REQUIRED WORK: Everything from the first line down to the line containing "from matplotlib.lines import Line2D" is to be retyped exactly, both ends included, with pictures left out.

RECORDED INFORMATION:
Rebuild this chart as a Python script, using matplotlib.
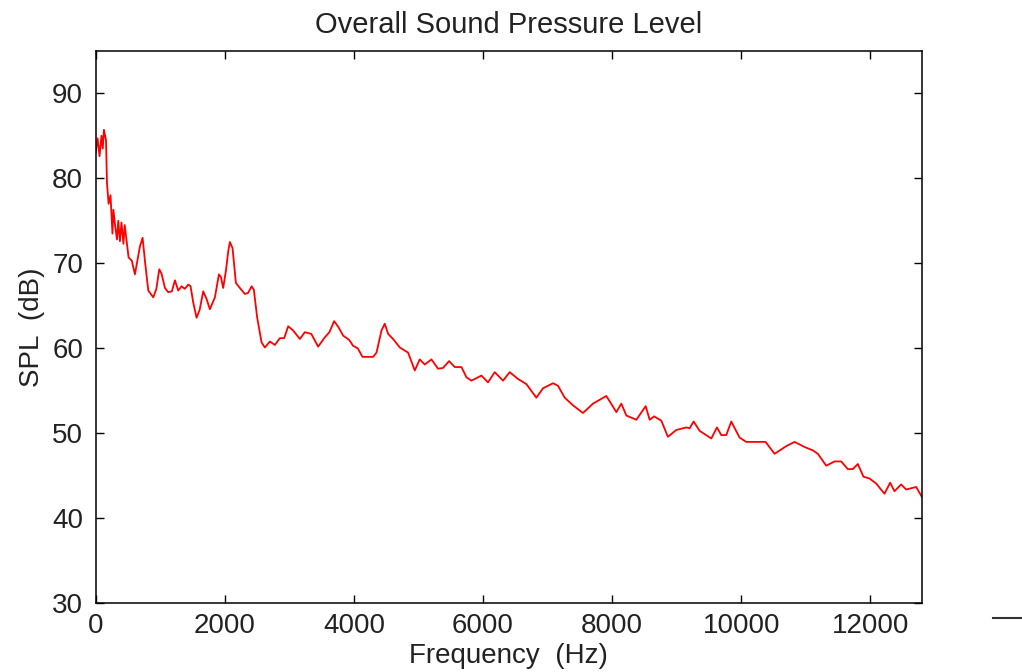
import matplotlib
matplotlib.use("Agg")
import matplotlib.pyplot as plt
from matplotlib.lines import Line2D

# values
freq_hz = [
    0, 30, 60, 90, 110, 128, 160, 175, 200, 230, 260, 275, 300, 330, 350, 376,
    400, 430, 450, 480, 510, 560, 608, 650, 686, 727, 763, 815, 892, 940, 985,
    1020, 1073, 1124, 1180, 1228, 1279, 1331, 1380, 1434, 1470, 1511, 1563,
    1610, 1666, 1718, 1769, 1847, 1909, 1940, 1975, 2017, 2053, 2079, 2120,
    2172, 2234, 2311, 2360, 2415, 2450, 2502, 2570, 2621, 2698, 2776, 2853,
    2920, 2982, 3059, 3163, 3240, 3340, 3446, 3550, 3620, 3694, 3760, 3833,
    3926, 3988, 4060, 4133, 4200, 4298, 4350, 4427, 4478, 4530, 4607, 4711,
    4839, 4943, 5020, 5097, 5201, 5304, 5381, 5474, 5562, 5666, 5743, 5820,
    5975, 6077, 6181, 6310, 6413, 6542, 6671, 6826, 6929, 7084, 7161, 7265,
    7393, 7548, 7703, 7910, 8065, 8142, 8220, 8375, 8519, 8581, 8650, 8761,
    8864, 8993, 9148, 9200, 9262, 9355, 9536, 9623, 9690, 9768, 9845, 9974,
    10077, 10206, 10376, 10516, 10697, 10825, 10980, 11109, 11186, 11316,
    11444, 11548, 11650, 11728, 11805, 11893, 11986, 12090, 12218, 12306,
    12373, 12477, 12554, 12709, 12800,
]
spl_db = [
    83.0, 84.7, 82.6, 85.0, 83.5, 85.7, 84.5, 79.5, 77.0, 78.0, 73.5, 76.3,
    74.5, 72.8, 75.0, 72.6, 74.8, 72.3, 74.5, 72.6, 70.7, 70.3, 68.7, 70.5,
    72.0, 73.0, 70.3, 66.8, 66.0, 67.0, 69.3, 68.8, 67.1, 66.6, 66.7, 68.0,
    66.8, 67.3, 67.0, 67.5, 67.3, 65.4, 63.6, 64.5, 66.7, 65.8, 64.6, 66.0,
    68.7, 68.4, 67.1, 69.1, 71.4, 72.5, 71.8, 67.7, 67.1, 66.4, 66.5, 67.3,
    66.9, 63.6, 60.7, 60.1, 60.8, 60.4, 61.2, 61.2, 62.6, 62.1, 61.1, 61.9,
    61.7, 60.2, 61.3, 61.9, 63.2, 62.5, 61.5, 61.0, 60.3, 60.0, 59.0, 59.0,
    59.0, 59.5, 62.1, 62.9, 61.7, 61.1, 60.1, 59.5, 57.4, 58.7, 58.1, 58.7,
    57.6, 57.7, 58.5, 57.8, 57.8, 56.6, 56.2, 56.8, 56.0, 57.2, 56.2, 57.2,
    56.4, 55.8, 54.2, 55.3, 55.9, 55.6, 54.2, 53.3, 52.4, 53.5, 54.4, 52.5,
    53.5, 52.1, 51.6, 53.2, 51.6, 52.0, 51.5, 49.6, 50.4, 50.7, 50.6, 51.4,
    50.3, 49.4, 50.7, 49.8, 49.8, 51.4, 49.5, 49.0, 49.0, 49.0, 47.6, 48.5,
    49.0, 48.4, 48.0, 47.6, 46.2, 46.7, 46.7, 45.8, 45.8, 46.4, 44.9, 44.7,
    44.1, 42.9, 44.2, 43.2, 44.0, 43.4, 43.7, 42.5,
]
x_ticks = [0, 2000, 4000, 6000, 8000, 10000, 12000]
y_ticks = [30, 40, 50, 60, 70, 80, 90]

plt.rcParams['font.family'] = ['Liberation Sans', 'DejaVu Sans']

fig = plt.figure(figsize=(10.22, 6.72), dpi=100)
ax = fig.add_axes([0.0936, 0.102, 0.8086, 0.8225])

ax.plot(freq_hz, spl_db, color='red', lw=1.3)

ax.set_xlim(0, 12800)
ax.set_ylim(30, 95)
ax.set_xticks(x_ticks)
ax.set_yticks(y_ticks)
ax.tick_params(direction='in', length=6, width=1, labelsize=20,
               top=True, right=True, colors='black', labelcolor='#222222')
ax.tick_params(axis='x', pad=7)
ax.tick_params(axis='y', pad=9)
for sp in ax.spines.values():
    sp.set_linewidth(1.1)

ax.set_title('Overall Sound Pressure Level', fontsize=21, pad=13, color='#222222')
ax.set_xlabel('Frequency  (Hz)', fontsize=20, labelpad=3, color='#222222')
ax.set_ylabel('SPL  (dB)', fontsize=20, labelpad=5, color='#222222')

# small dash left over at the lower right of the original picture
fig.add_artist(Line2D([993 / 1022, 1.0], [1 - 618 / 672] * 2,
                      transform=fig.transFigure, color='#333333', lw=1.5))

fig.savefig('out.png', dpi=100)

ANSWER FOR THIS EXERCISE:
Rebuild this chart as a Python script, using matplotlib.
import matplotlib
matplotlib.use("Agg")
import matplotlib.pyplot as plt
from matplotlib.lines import Line2D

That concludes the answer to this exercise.